L’accent mis, au sens propre comme au figuré, sur les territoires par le nouveau Premier ministre dans son discours de politique générale le 15 juillet a, certes, soulevé un espoir : celui que la France dite « d’en bas » soit mieux entendue et moins broyée par une administration centralisée, peu au fait des réalités de terrain. Mais le simple fait d’avoir cité quelque vingt-cinq fois le mot territoire ne suffira pas à éclairer l’avenir sous un nouveau jour. En particulier pour le monde agricole et rural. Si défendre la territorialité, c’est accorder une bonne dose d’initiative et d’autonomie de moyens pour tenir compte de la diversité des situations, tout en préservant un certain maillage, on ne peut qu’ouvrir grand les bras. Si, par contre, cela se cantonne à déléguer une gestion de… pénurie, on est en droit de se montrer plus circonspect.
L’heure de vérité ne tardera pas à arriver, avec en toile de fond l’avenir de la Pac et de fonds européens, tels que le Feader, qui concernent directement les Régions et l’agriculture, donc les territoires. L’État qui, fin 2019, a voulu mettre la main sur la majorité de ces fonds (rangés sous le vocable « second pilier de la Pac », NDLR) n’a pas donné là un grand signe de décentralisation, sous couvert d’harmonisation du dispositif entre Régions. Sont concernées les inévitables ICHN, destinées à compenser les handicaps naturels et dont la révision de leur zonage a fait grand bruit, les MAE, mesures agroenvironnementales, susceptibles, justement, de compenser la perte des ICHN pour certaines exploitations, ou encore les aides au bio, secteur jugé politiquement porteur, s’il en faut. Les Régions, elles, garderaient des aides à l’investissement et à l’installation, mais dans le cadre d’enveloppes resserrées.
Les négociations budgétaires européennes très tendues pour l’après-2022, à travers lesquelles le montant du fameux Feader est remis en cause, ont réveillé les promoteurs d’une régionalisation plus forte de la Pac, Bretagne en tête. Pas forcément toutes pour les mêmes raisons, les régions d’élevage ont tout lieu de jouer des coudes pour préserver une part du gâteau, sous une forme ou une autre. Faute de quoi, la démographie des éleveurs dans certaines zones fragiles aura bien du mal à remonter la pente.

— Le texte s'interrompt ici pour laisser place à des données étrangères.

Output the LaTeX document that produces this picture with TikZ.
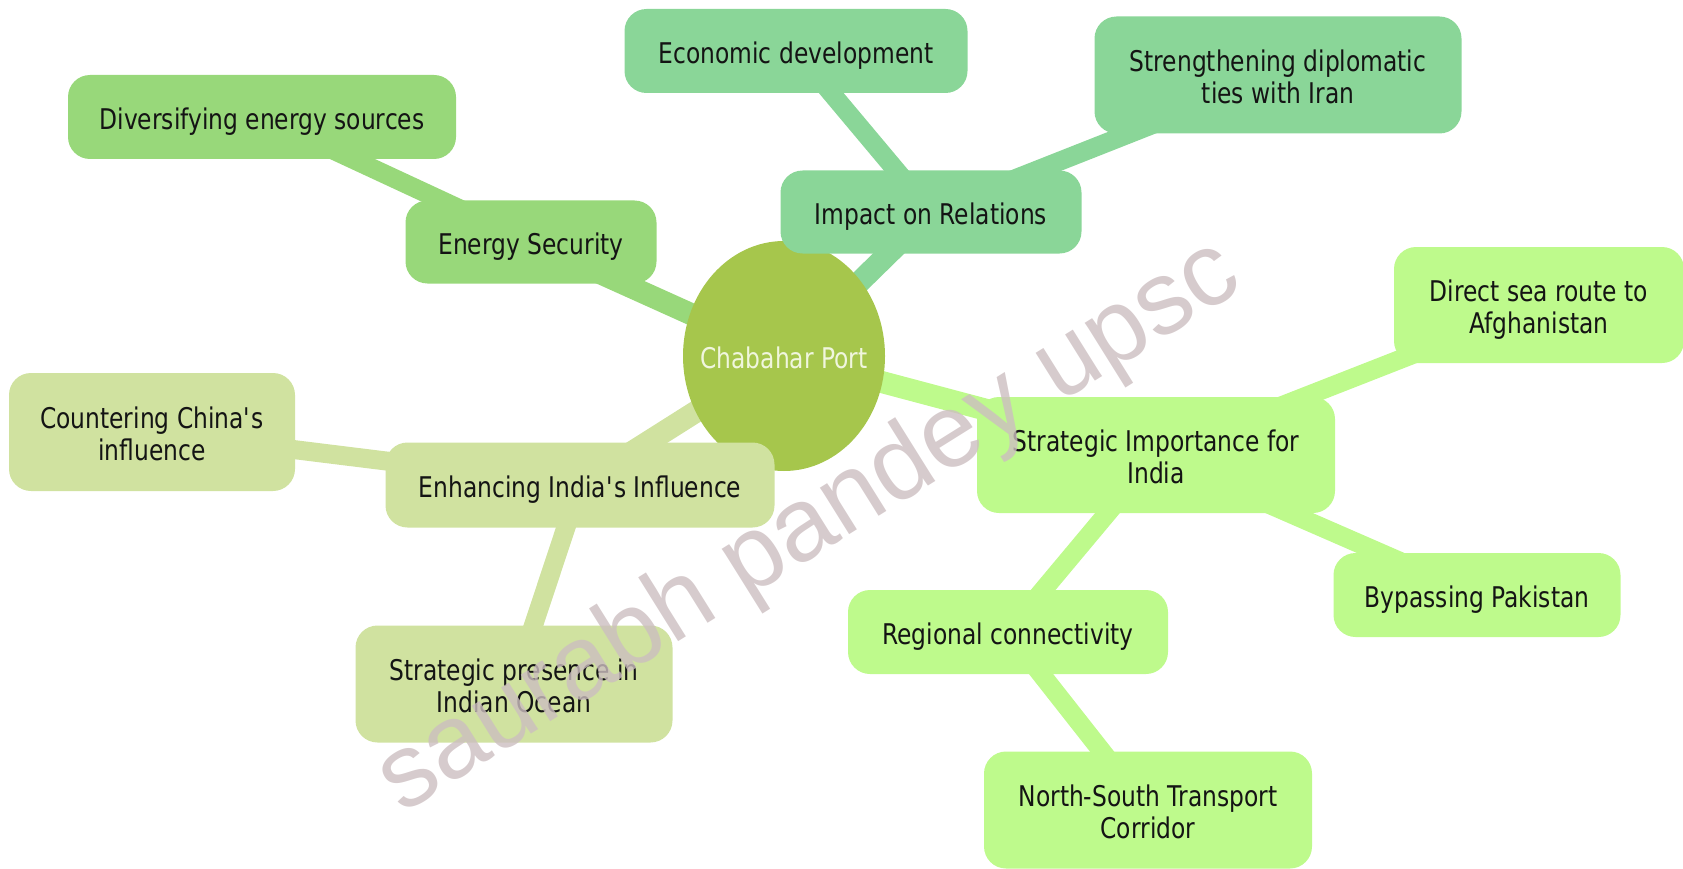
\documentclass[tikz,border=0pt]{standalone}
\usepackage{fontspec}
\setmainfont{DejaVu Sans}[FakeStretch=0.82]
\newfontfamily\wmfont{Liberation Sans}
\usetikzlibrary{backgrounds,shapes.geometric}
\definecolor{cEnergy}{RGB}{152,216,122}
\definecolor{cImpact}{RGB}{138,214,152}
\definecolor{cStrat}{RGB}{190,250,140}
\definecolor{cEnh}{RGB}{208,226,160}
\definecolor{cCenter}{RGB}{166,198,76}
\definecolor{cWm}{RGB}{204,190,192}
\definecolor{cText}{RGB}{20,20,20}
\newcommand{\lbl}[1]{\raisebox{-6pt}[\height][\depth]{\begin{tabular}{@{}c@{}}#1\end{tabular}}}
\newcommand{\apos}{\textquotesingle}
\begin{document}
\begin{tikzpicture}[x=1pt,y=-1pt,
  box/.style={rectangle, rounded corners=22pt, inner sep=0pt,
    font=\fontsize{28.5}{32}\selectfont, text=cText},
  mainlink/.style={line width=22pt},
  sublink/.style={line width=19pt},
]
\useasboundingbox (0,0) rectangle (1683,869);
% centre
\node[ellipse, fill=cCenter, minimum width=202pt, minimum height=230pt, inner sep=0pt,
  font=\fontsize{28.5}{32}\selectfont, text={rgb,255:red,240;green,246;blue,222}] (root) at (784,356) {\makebox[0pt]{\lbl{Chabahar Port}}};
% energy branch
\node[box, fill=cEnergy, minimum width=251pt, minimum height=83pt] (energy) at (531,242) {\lbl{Energy Security}};
\node[box, fill=cEnergy, minimum width=388pt, minimum height=84pt] (divers) at (262,117) {\lbl{Diversifying energy sources}};
% impact branch
\node[box, fill=cImpact, minimum width=301pt, minimum height=83pt] (impact) at (931,212) {\lbl{Impact on Relations}};
\node[box, fill=cImpact, minimum width=343pt, minimum height=84pt] (econ) at (796,51) {\lbl{Economic development}};
\node[box, fill=cImpact, minimum width=367pt, minimum height=117pt] (streng) at (1278,75) {\lbl{Strengthening diplomatic\\ties with Iran}};
% strategic branch
\node[box, fill=cStrat, minimum width=358pt, minimum height=116pt] (strat) at (1156,455) {\lbl{Strategic Importance for\\India}};
\node[box, fill=cStrat, minimum width=290pt, minimum height=116pt] (direct) at (1539,305) {\lbl{Direct sea route to\\Afghanistan}};
\node[box, fill=cStrat, minimum width=287pt, minimum height=84pt] (bypass) at (1477,595) {\lbl{Bypassing Pakistan}};
\node[box, fill=cStrat, minimum width=320pt, minimum height=84pt] (regional) at (1008,632) {\lbl{Regional connectivity}};
\node[box, fill=cStrat, minimum width=328pt, minimum height=117pt] (nstc) at (1148,810) {\lbl{North-South Transport\\Corridor}};
% enhancing branch
\node[box, fill=cEnh, minimum width=389pt, minimum height=85pt] (enh) at (580,485) {\lbl{Enhancing India\apos s Influence}};
\node[box, fill=cEnh, minimum width=286pt, minimum height=118pt] (china) at (152,432) {\lbl{Countering China\apos s\\influence}};
\node[box, fill=cEnh, minimum width=317pt, minimum height=117pt] (ocean) at (514,684) {\lbl{Strategic presence in\\Indian Ocean}};
% connectors
\begin{scope}[on background layer]
\draw[mainlink, cEnergy] (root.center) -- (energy.center);
\draw[sublink, cEnergy] (energy.center) -- (divers.center);
\draw[mainlink, cImpact] (root.center) -- (impact.center);
\draw[sublink, cImpact] (impact.center) -- (econ.center);
\draw[sublink, cImpact] (impact.center) -- (streng.center);
\draw[mainlink, cStrat] (root.center) -- (strat.center);
\draw[sublink, cStrat] (strat.center) -- (direct.center);
\draw[sublink, cStrat] (strat.center) -- (bypass.center);
\draw[sublink, cStrat] (strat.center) -- (regional.center);
\draw[sublink, cStrat] (regional.center) -- (nstc.center);
\draw[mainlink, cEnh] (root.center) -- (enh.center);
\draw[sublink, cEnh] (enh.center) -- (china.center);
\draw[sublink, cEnh] (enh.center) -- (ocean.center);
\end{scope}
% watermark
\node[rotate=32, text=cWm, text opacity=0.8, inner sep=0pt,
  font=\wmfont\fontsize{104}{104}\selectfont] (wm) at (810,528) {saurabh pandey upsc};
\end{tikzpicture}
\end{document}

La période de transition 2020-2022, qui voit fleurir toutes sortes de propositions sur la future Pac et la redistribution des aides (lire À la une, page 12) est donc beaucoup moins assoupie qu’il n’y paraît. Entre arbitrages européens et arbitrage nationaux, le nouveau ministre de l’Agriculture, Julien Denormandie, sera vite au cœur des négociations et au pied du mur de leur cohérence politique.